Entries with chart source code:

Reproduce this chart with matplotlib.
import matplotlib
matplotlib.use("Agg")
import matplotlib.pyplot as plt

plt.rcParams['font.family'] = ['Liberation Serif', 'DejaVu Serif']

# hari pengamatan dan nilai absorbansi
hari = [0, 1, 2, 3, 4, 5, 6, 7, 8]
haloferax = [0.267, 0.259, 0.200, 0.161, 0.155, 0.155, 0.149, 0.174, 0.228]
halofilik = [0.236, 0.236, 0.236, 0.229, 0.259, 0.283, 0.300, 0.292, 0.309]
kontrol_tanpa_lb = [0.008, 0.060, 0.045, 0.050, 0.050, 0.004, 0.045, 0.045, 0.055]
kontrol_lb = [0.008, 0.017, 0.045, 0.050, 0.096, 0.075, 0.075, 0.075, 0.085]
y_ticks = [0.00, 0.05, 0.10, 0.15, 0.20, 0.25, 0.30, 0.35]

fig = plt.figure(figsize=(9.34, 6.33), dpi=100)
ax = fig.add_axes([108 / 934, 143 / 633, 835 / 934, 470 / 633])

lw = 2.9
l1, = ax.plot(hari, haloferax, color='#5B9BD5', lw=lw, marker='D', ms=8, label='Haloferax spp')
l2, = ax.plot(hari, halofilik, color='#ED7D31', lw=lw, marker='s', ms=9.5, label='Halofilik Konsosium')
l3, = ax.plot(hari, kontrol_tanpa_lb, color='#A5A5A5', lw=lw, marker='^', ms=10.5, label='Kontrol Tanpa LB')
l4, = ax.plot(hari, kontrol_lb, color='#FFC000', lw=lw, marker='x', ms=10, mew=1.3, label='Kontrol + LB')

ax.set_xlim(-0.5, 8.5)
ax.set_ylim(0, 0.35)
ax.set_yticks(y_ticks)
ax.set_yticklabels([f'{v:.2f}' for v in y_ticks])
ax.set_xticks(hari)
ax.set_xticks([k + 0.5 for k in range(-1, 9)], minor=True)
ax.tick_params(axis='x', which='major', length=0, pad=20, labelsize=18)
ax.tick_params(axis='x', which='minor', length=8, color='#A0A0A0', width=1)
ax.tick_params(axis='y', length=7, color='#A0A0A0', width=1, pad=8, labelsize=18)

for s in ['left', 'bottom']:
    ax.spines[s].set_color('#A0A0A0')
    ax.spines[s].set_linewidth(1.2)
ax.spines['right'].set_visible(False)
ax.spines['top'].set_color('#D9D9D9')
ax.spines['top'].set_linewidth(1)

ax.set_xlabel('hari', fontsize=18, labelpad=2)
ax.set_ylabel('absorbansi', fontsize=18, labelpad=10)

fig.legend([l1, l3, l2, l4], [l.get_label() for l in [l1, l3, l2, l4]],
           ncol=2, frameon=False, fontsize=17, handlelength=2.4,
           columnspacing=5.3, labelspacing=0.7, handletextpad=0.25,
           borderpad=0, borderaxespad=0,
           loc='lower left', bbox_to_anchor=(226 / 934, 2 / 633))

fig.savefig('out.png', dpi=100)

...

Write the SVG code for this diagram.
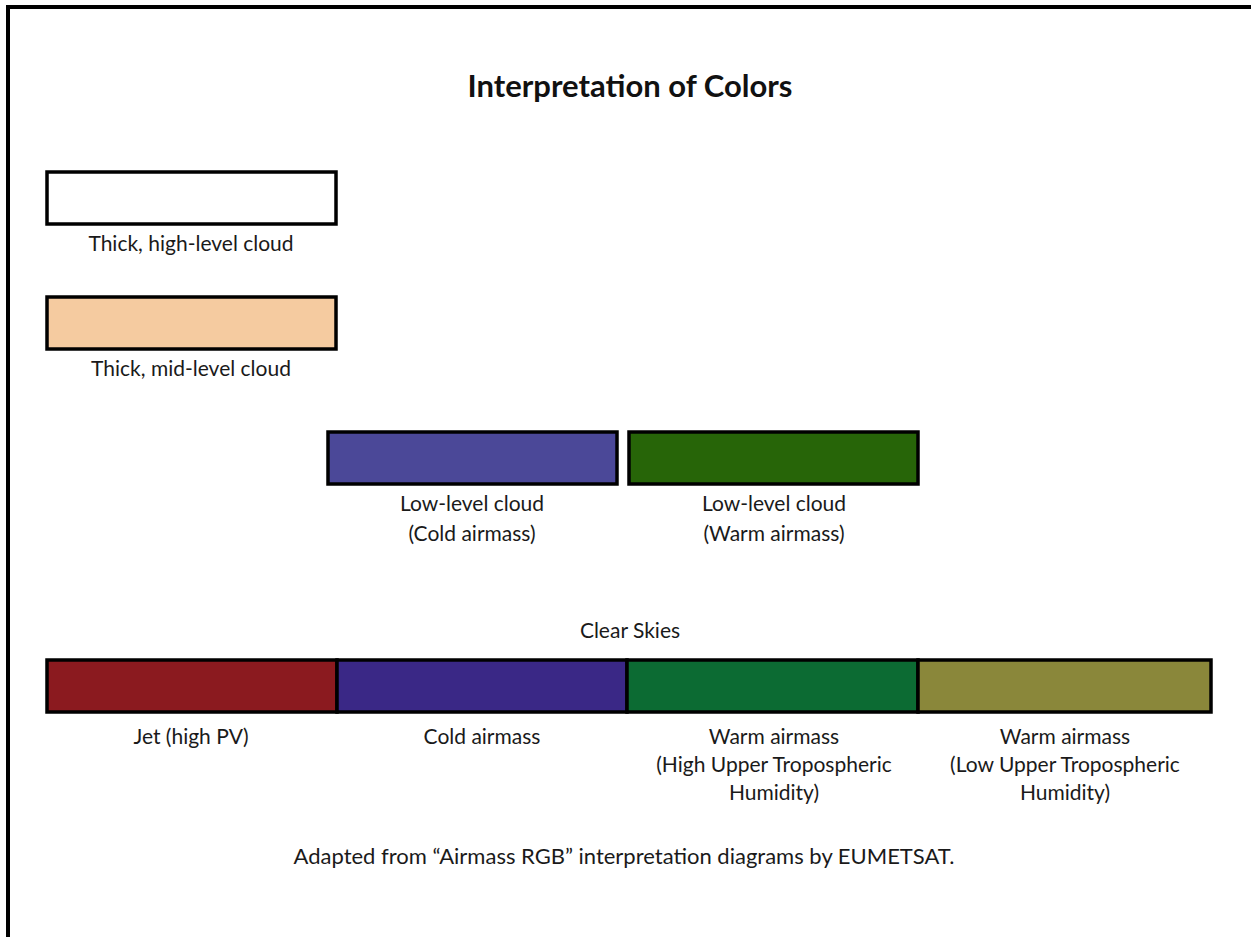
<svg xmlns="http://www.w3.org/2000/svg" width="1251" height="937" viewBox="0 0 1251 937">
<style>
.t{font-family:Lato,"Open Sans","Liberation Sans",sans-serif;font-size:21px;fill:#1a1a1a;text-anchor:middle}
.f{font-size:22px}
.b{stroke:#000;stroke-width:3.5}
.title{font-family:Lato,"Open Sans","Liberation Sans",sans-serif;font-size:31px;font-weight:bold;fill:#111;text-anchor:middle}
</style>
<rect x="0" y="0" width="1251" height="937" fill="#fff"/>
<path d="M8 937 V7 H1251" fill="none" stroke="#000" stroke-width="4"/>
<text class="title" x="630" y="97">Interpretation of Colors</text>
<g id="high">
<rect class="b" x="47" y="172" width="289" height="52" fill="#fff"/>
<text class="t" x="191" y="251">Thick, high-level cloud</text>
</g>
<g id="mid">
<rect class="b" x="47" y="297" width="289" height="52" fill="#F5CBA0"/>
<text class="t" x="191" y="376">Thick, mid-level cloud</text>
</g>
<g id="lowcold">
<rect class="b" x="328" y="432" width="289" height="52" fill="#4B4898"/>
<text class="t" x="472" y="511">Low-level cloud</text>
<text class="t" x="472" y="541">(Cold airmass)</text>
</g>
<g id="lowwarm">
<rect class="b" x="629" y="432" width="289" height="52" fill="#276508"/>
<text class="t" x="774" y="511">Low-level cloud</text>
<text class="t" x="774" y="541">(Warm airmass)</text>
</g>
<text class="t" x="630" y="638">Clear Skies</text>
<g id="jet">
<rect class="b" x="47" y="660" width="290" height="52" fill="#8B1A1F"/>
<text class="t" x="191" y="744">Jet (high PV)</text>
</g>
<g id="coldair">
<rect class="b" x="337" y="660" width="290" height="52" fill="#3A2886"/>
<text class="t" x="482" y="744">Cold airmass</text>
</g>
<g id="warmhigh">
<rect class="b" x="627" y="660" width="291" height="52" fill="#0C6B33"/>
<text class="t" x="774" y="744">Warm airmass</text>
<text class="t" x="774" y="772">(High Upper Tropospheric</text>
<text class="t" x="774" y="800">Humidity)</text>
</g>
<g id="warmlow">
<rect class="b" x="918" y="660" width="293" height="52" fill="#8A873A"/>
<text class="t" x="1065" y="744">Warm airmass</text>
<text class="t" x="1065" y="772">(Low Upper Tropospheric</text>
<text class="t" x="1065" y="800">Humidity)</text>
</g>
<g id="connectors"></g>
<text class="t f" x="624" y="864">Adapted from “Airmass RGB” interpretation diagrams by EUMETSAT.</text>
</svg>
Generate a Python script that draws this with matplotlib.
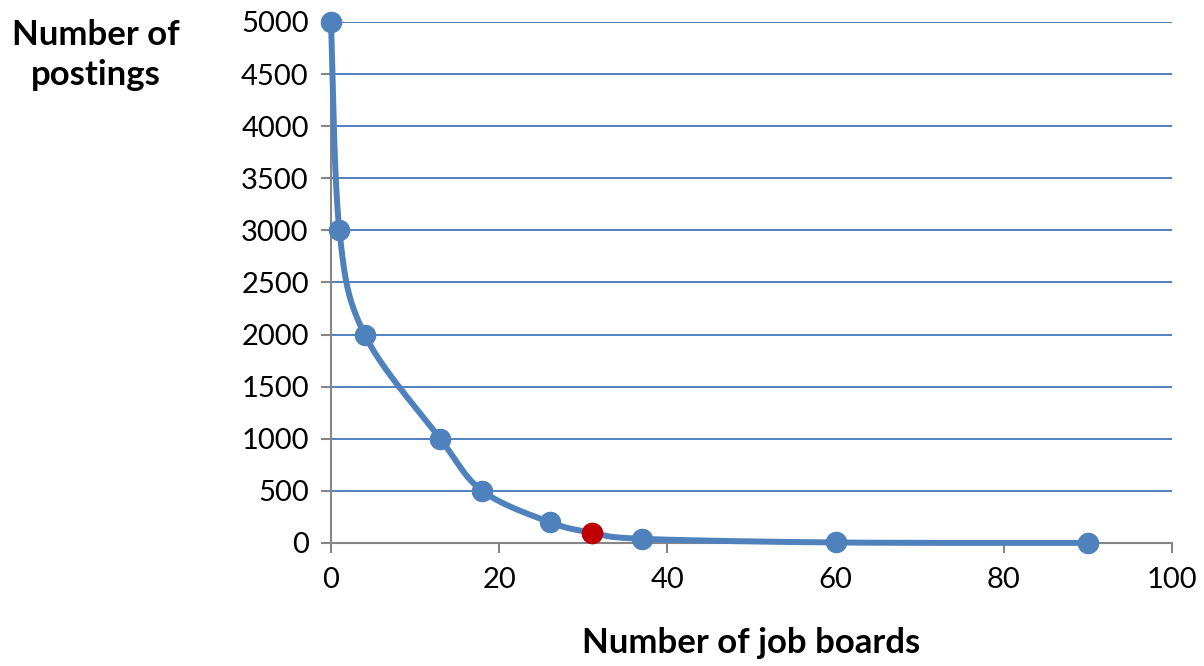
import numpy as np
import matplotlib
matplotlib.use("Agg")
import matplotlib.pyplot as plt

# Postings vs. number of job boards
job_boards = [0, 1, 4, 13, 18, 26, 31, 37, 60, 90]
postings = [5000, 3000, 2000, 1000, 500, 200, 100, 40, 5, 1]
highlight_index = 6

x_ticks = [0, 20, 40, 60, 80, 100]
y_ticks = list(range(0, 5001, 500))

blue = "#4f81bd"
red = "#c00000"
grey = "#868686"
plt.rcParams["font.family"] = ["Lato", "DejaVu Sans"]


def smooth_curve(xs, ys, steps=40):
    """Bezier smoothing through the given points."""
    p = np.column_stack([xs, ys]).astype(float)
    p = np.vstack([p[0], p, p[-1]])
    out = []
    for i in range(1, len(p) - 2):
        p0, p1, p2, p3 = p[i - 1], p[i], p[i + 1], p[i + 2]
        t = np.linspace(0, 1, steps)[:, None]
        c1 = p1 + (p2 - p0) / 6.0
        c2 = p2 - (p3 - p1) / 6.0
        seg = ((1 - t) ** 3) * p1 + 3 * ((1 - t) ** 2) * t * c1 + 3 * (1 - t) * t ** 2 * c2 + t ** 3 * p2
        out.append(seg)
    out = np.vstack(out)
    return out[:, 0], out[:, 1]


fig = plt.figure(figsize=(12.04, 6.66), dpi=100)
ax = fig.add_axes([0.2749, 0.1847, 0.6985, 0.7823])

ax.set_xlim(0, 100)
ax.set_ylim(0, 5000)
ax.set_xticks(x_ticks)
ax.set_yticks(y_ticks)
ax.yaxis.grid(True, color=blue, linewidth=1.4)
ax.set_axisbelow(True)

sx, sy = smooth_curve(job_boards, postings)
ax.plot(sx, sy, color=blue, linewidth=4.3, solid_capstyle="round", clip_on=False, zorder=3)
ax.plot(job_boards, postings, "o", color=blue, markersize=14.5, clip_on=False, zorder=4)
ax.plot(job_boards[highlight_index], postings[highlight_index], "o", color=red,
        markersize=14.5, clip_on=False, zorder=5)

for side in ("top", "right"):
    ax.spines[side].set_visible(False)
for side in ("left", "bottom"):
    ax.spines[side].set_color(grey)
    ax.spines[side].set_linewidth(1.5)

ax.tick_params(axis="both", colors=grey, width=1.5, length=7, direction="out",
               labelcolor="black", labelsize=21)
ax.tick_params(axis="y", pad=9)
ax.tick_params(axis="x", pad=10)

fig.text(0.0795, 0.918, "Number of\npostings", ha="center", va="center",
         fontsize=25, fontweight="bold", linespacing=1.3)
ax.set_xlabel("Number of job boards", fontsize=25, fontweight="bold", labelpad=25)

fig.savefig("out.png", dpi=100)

* * *

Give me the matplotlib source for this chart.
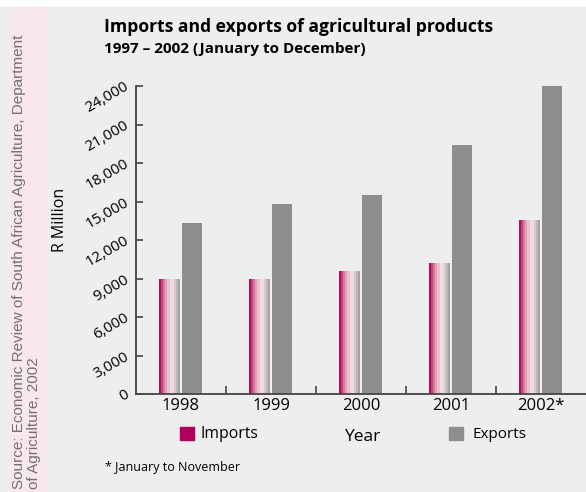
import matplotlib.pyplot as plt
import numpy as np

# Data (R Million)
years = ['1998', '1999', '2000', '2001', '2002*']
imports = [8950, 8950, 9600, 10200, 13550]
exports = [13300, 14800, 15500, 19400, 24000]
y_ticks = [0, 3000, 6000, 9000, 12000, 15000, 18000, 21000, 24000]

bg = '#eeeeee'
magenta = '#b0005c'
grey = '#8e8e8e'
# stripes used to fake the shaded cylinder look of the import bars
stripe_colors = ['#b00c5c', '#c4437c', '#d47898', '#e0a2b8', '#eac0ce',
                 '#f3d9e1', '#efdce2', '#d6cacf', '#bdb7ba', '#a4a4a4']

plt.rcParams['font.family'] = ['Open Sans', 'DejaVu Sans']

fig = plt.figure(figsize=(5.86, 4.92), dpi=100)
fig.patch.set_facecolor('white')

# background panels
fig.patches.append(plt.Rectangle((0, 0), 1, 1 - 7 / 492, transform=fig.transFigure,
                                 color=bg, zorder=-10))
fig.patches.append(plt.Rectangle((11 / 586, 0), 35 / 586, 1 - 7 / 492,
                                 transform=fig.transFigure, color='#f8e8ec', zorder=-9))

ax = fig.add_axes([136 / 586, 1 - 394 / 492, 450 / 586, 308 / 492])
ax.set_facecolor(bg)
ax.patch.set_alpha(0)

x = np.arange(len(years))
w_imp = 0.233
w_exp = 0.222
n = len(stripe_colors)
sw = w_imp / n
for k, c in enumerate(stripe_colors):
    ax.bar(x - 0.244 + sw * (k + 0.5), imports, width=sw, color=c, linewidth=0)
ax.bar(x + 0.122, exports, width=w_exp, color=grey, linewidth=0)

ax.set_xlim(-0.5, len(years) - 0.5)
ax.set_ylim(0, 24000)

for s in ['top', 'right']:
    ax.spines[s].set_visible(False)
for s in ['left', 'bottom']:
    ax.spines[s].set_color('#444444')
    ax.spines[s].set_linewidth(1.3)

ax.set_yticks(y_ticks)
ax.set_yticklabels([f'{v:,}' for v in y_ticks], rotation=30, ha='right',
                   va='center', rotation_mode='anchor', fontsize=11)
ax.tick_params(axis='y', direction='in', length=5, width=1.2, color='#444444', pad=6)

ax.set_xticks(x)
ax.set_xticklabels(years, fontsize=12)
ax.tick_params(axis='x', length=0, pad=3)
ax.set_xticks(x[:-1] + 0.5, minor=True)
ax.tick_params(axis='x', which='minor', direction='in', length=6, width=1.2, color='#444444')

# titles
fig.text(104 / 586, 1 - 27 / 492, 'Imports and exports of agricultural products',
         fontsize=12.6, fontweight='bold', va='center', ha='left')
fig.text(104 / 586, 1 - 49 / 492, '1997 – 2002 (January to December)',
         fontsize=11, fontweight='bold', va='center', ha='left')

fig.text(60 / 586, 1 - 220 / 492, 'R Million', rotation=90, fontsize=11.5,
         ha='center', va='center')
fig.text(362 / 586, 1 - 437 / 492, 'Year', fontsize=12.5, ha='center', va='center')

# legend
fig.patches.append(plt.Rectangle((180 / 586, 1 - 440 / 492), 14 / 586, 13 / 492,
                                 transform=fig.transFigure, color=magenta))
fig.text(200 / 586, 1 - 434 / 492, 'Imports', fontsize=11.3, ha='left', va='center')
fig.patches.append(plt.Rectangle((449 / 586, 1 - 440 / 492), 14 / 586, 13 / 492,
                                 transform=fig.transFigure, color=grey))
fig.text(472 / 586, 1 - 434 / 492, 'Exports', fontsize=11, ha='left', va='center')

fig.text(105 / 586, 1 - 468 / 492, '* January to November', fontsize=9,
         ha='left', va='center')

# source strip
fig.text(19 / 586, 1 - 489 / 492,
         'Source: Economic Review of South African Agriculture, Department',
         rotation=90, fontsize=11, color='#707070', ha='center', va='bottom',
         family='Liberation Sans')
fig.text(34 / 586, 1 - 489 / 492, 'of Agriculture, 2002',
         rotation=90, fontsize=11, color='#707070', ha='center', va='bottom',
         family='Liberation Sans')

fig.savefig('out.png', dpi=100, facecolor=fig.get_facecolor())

■ Your goal
Transcribe only the lines above that start at the line containing "Generate a Python" and end at the line containing "ax.set_axisbelow(True)". Omit pictures.

■ Exercise response
Generate a Python script that draws this with matplotlib.
import numpy as np
import matplotlib
matplotlib.use("Agg")
import matplotlib.pyplot as plt

# Postings vs. number of job boards
job_boards = [0, 1, 4, 13, 18, 26, 31, 37, 60, 90]
postings = [5000, 3000, 2000, 1000, 500, 200, 100, 40, 5, 1]
highlight_index = 6

x_ticks = [0, 20, 40, 60, 80, 100]
y_ticks = list(range(0, 5001, 500))

blue = "#4f81bd"
red = "#c00000"
grey = "#868686"
plt.rcParams["font.family"] = ["Lato", "DejaVu Sans"]


def smooth_curve(xs, ys, steps=40):
    """Bezier smoothing through the given points."""
    p = np.column_stack([xs, ys]).astype(float)
    p = np.vstack([p[0], p, p[-1]])
    out = []
    for i in range(1, len(p) - 2):
        p0, p1, p2, p3 = p[i - 1], p[i], p[i + 1], p[i + 2]
        t = np.linspace(0, 1, steps)[:, None]
        c1 = p1 + (p2 - p0) / 6.0
        c2 = p2 - (p3 - p1) / 6.0
        seg = ((1 - t) ** 3) * p1 + 3 * ((1 - t) ** 2) * t * c1 + 3 * (1 - t) * t ** 2 * c2 + t ** 3 * p2
        out.append(seg)
    out = np.vstack(out)
    return out[:, 0], out[:, 1]


fig = plt.figure(figsize=(12.04, 6.66), dpi=100)
ax = fig.add_axes([0.2749, 0.1847, 0.6985, 0.7823])

ax.set_xlim(0, 100)
ax.set_ylim(0, 5000)
ax.set_xticks(x_ticks)
ax.set_yticks(y_ticks)
ax.yaxis.grid(True, color=blue, linewidth=1.4)
ax.set_axisbelow(True)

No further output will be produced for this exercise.